## Listing
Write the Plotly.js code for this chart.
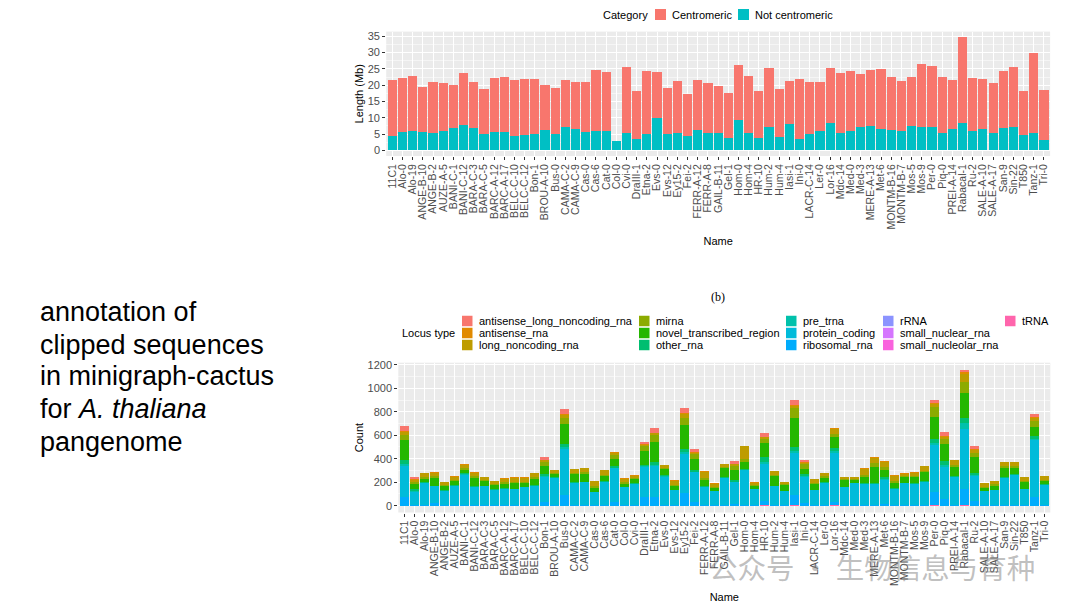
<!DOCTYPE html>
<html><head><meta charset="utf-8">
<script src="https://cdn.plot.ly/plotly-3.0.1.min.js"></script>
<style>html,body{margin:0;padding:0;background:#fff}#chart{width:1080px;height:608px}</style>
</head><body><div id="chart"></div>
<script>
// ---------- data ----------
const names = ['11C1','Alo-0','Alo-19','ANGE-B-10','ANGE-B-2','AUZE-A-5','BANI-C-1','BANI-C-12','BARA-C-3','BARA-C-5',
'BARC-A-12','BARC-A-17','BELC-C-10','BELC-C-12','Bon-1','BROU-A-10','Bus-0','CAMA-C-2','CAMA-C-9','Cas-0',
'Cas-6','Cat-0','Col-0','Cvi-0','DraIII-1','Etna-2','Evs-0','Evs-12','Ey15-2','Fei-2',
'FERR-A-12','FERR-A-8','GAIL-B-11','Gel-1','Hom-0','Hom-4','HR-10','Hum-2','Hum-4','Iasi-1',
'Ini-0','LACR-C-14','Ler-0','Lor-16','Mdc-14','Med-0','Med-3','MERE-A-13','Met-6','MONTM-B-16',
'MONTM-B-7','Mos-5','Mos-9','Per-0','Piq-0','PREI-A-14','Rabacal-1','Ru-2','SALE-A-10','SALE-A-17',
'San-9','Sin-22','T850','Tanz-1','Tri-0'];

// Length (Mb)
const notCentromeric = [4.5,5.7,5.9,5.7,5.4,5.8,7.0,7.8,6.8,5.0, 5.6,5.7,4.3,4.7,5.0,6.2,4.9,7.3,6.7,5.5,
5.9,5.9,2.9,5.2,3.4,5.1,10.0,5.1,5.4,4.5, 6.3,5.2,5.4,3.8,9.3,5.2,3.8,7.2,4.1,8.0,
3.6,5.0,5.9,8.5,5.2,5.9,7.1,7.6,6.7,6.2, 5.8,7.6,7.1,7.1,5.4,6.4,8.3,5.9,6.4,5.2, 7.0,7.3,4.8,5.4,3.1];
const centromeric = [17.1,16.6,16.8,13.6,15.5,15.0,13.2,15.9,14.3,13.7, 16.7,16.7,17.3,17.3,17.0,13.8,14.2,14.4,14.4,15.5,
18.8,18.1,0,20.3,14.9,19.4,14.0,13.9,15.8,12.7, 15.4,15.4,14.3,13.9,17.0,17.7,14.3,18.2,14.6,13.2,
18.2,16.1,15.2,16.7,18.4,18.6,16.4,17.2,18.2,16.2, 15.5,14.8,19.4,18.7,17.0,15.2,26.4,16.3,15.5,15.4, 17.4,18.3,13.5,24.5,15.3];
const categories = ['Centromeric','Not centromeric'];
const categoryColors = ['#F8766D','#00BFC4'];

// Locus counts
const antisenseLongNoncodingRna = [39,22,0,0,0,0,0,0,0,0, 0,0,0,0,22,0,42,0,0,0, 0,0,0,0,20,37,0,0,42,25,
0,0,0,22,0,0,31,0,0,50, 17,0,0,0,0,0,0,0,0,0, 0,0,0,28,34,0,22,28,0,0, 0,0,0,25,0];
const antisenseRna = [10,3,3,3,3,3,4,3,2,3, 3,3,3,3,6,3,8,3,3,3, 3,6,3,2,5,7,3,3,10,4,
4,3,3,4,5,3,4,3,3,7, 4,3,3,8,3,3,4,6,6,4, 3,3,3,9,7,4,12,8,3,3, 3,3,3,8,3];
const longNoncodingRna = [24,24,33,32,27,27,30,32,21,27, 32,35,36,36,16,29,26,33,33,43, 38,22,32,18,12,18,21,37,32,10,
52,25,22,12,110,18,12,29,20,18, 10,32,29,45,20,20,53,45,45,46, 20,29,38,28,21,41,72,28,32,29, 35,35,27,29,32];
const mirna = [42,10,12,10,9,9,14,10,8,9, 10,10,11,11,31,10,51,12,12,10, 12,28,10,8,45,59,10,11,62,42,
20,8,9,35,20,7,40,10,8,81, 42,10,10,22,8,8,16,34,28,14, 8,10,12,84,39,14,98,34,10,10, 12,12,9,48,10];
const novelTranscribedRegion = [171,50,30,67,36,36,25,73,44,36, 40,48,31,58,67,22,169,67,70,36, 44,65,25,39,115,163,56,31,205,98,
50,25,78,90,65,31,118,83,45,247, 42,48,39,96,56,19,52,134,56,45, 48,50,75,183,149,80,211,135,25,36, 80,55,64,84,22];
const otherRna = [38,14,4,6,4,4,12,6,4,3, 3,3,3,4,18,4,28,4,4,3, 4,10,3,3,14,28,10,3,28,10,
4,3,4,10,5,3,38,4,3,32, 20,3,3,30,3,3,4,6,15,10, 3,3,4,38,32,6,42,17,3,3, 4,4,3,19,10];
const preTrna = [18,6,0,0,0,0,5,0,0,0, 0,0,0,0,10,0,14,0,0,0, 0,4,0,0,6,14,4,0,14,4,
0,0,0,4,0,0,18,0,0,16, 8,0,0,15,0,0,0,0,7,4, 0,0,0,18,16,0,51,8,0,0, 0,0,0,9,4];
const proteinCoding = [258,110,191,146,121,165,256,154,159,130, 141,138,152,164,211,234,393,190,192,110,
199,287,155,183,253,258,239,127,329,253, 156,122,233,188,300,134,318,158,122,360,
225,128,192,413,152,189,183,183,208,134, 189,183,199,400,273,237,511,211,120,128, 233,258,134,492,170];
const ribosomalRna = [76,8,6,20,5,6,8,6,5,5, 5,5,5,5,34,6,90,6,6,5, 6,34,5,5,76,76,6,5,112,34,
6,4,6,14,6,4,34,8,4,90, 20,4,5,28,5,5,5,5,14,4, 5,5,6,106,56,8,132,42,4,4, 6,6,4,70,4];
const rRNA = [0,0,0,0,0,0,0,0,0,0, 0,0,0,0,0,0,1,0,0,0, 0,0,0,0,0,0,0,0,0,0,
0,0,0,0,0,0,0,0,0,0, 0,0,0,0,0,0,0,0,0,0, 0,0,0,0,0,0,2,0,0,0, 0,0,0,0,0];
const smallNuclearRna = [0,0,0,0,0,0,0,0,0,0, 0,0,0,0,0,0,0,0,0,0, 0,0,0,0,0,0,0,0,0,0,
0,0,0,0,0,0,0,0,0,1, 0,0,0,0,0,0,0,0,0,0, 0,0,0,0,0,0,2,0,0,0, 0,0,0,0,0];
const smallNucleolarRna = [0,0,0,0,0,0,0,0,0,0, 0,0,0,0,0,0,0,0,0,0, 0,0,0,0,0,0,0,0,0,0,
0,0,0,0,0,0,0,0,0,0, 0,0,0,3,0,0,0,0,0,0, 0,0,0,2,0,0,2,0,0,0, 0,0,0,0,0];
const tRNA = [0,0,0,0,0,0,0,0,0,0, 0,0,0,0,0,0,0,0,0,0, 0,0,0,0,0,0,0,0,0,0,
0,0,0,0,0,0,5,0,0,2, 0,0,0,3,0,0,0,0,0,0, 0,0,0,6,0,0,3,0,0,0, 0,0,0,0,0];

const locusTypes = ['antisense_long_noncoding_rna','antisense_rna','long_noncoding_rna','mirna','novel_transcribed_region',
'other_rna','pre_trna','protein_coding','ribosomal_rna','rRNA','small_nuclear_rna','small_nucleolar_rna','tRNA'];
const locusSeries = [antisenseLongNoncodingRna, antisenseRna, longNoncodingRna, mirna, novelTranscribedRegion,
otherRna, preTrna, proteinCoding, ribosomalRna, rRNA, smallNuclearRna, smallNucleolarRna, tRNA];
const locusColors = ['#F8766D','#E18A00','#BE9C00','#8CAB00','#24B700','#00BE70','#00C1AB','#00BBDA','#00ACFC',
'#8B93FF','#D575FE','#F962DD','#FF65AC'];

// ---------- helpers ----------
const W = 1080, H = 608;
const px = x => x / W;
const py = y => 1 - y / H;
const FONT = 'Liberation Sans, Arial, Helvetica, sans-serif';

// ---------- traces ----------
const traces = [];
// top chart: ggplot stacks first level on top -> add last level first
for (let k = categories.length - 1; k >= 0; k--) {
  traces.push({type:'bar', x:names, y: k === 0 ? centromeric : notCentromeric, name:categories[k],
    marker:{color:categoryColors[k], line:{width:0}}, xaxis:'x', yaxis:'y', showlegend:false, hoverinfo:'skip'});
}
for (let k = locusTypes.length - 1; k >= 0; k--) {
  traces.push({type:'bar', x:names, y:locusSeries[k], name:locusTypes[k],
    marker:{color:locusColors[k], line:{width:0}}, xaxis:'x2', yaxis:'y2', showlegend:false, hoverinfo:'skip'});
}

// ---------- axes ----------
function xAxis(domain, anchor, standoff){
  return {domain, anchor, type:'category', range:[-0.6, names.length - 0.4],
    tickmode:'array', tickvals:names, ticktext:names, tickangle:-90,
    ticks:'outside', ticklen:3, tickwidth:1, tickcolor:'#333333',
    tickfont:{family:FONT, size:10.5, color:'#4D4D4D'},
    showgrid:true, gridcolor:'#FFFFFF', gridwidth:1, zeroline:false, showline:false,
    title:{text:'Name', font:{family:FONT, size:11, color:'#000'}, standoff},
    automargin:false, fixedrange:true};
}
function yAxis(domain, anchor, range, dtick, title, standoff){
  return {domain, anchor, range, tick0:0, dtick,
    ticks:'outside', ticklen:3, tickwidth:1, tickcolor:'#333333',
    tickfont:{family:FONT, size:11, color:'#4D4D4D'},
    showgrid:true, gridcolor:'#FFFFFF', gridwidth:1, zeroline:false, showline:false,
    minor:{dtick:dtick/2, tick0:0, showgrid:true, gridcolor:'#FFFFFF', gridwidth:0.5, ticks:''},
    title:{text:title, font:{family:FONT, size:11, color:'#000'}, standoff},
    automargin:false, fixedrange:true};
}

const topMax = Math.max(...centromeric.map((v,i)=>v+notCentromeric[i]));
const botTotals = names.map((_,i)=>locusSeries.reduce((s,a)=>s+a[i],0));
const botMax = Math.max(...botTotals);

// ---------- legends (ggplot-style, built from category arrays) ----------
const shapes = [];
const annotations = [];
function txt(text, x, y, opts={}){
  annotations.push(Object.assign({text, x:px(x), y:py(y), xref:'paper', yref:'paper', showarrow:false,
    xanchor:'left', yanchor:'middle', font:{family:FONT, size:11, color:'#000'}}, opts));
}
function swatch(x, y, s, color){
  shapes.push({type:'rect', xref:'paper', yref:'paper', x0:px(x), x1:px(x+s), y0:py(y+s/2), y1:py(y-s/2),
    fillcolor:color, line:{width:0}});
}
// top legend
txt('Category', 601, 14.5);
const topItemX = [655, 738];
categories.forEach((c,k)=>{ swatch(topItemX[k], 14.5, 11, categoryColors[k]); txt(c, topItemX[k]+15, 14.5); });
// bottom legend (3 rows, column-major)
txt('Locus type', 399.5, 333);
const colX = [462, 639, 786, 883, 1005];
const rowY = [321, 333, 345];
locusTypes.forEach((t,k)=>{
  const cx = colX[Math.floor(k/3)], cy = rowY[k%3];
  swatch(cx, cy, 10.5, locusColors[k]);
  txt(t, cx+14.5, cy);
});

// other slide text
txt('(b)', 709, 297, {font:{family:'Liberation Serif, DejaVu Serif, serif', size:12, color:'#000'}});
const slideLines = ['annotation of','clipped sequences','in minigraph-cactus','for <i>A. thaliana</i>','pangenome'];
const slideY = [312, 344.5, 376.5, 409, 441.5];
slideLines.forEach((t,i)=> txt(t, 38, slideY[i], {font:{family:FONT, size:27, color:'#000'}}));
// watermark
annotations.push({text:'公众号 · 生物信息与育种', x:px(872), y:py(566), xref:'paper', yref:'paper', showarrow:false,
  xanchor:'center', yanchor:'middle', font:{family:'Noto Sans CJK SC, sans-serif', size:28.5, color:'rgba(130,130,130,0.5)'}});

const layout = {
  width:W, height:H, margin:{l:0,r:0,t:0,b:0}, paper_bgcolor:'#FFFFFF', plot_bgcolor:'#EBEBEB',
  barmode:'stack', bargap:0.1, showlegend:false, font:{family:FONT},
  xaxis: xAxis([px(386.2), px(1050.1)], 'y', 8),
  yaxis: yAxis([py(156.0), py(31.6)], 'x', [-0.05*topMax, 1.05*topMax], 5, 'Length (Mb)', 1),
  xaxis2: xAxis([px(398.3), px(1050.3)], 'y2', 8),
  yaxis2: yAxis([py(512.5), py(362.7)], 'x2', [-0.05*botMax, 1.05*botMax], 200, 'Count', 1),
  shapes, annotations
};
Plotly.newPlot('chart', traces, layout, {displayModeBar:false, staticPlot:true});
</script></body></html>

--

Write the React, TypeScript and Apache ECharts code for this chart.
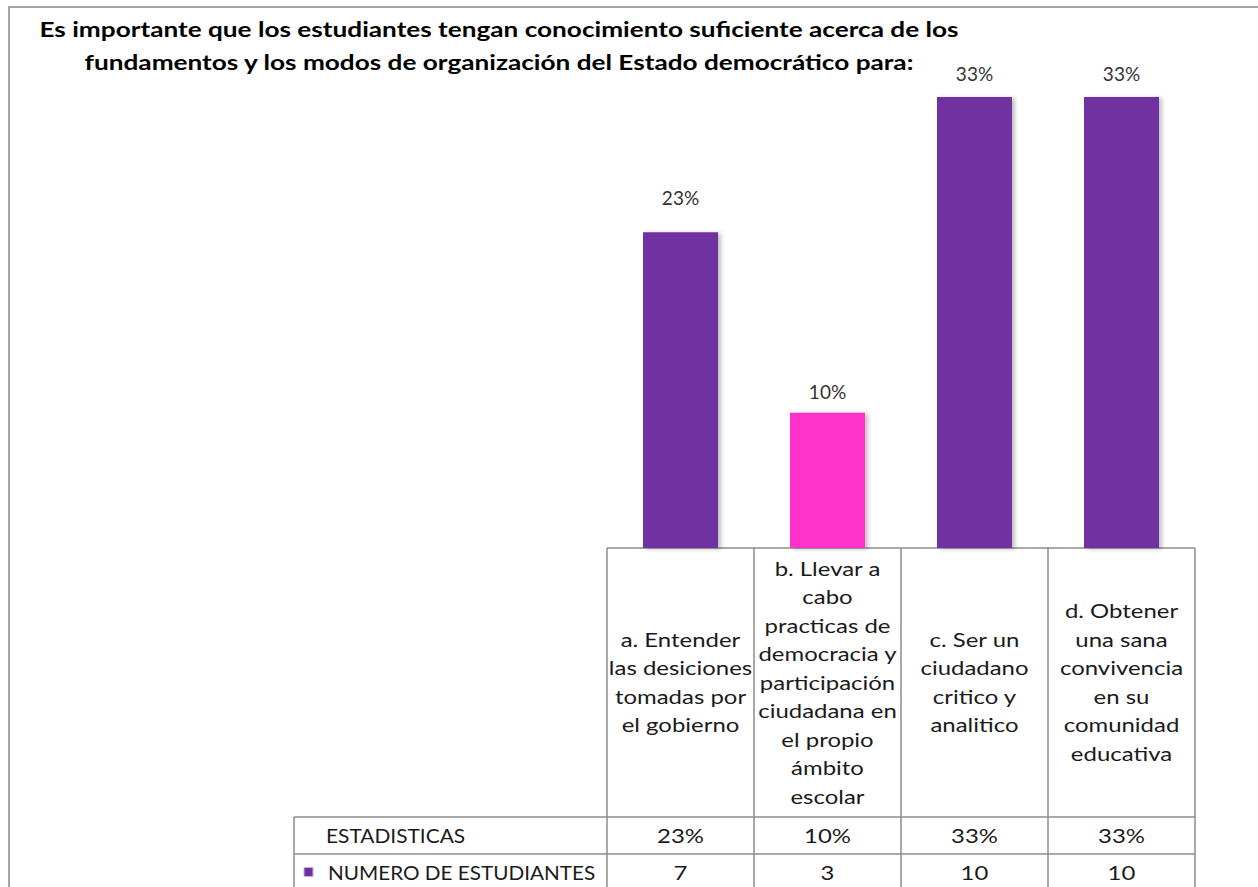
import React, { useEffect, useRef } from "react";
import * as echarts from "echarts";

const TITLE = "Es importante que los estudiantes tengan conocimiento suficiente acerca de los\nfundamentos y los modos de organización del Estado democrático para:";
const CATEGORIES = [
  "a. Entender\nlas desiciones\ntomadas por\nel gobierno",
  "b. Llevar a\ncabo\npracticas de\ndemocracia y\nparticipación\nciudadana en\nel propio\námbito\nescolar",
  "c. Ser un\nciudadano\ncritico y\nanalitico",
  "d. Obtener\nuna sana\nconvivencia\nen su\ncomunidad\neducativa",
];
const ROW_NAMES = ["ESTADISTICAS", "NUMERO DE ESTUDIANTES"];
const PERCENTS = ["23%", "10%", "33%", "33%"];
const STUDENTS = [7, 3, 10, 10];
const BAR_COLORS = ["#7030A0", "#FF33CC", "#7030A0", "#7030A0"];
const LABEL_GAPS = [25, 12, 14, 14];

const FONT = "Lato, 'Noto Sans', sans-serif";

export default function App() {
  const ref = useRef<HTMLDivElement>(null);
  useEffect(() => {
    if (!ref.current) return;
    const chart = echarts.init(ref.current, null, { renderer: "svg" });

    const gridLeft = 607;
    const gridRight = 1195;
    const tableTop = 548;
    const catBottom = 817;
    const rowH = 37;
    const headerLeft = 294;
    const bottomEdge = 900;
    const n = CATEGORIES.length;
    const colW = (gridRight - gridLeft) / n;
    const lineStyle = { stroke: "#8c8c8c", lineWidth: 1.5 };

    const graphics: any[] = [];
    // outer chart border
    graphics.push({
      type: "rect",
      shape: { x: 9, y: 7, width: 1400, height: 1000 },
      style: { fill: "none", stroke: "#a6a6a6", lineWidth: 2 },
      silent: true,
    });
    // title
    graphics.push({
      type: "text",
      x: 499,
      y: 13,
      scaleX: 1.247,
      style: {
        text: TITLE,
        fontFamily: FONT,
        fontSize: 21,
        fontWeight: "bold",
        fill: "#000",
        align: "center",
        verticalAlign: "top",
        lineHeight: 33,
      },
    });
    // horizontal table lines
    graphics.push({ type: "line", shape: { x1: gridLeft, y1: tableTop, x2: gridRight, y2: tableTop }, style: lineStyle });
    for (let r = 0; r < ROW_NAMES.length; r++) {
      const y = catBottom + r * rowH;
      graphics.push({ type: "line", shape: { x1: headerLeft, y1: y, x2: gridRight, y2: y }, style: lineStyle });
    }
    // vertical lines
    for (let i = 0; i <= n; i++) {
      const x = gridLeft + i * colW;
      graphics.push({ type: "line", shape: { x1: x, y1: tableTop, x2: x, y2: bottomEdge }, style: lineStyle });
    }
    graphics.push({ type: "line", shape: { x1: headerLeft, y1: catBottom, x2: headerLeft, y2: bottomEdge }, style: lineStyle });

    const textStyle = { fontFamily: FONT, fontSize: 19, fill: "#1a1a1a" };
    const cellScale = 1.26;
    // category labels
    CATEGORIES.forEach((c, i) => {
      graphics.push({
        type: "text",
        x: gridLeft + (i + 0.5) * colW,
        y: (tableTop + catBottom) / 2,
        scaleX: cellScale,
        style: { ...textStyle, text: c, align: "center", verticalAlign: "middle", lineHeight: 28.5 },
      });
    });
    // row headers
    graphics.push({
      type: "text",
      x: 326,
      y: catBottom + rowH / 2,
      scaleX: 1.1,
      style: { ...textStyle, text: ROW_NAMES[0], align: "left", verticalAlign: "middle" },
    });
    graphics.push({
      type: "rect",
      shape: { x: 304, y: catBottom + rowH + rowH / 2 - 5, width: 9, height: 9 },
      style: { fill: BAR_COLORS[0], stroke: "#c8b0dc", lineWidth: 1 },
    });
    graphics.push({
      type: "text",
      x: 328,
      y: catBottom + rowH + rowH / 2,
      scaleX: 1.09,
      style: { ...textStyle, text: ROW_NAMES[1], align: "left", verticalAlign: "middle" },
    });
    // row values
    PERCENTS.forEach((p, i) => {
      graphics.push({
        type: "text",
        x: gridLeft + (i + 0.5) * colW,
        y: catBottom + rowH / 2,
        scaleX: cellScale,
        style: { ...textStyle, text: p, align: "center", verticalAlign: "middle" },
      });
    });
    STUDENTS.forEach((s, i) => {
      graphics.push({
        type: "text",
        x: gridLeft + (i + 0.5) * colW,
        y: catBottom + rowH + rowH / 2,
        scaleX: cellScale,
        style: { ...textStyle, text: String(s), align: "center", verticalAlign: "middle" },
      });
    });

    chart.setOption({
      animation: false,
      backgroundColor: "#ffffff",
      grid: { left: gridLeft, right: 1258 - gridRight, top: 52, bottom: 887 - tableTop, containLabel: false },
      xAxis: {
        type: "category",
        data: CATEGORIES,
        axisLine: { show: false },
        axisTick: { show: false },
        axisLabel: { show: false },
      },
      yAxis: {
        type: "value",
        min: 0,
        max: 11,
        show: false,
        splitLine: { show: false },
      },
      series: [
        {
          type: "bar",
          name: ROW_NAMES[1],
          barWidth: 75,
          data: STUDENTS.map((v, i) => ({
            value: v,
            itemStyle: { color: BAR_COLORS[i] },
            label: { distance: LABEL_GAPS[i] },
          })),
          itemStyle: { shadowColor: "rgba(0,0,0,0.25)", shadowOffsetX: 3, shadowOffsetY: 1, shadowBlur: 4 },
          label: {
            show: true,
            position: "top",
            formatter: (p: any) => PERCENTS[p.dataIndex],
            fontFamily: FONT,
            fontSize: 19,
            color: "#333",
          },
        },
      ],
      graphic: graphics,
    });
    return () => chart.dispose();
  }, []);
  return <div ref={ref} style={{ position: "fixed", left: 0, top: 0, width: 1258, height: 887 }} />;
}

## What to do
Nothing but the lines from the one containing "Write the React, TypeScript" through the one containing "import * as" should be written out, exactly and with both ends. Pictures are left out.

## Full response
Write the React, TypeScript and Apache ECharts code for this chart.
import React, { useEffect, useRef } from "react";
import * as echarts from "echarts";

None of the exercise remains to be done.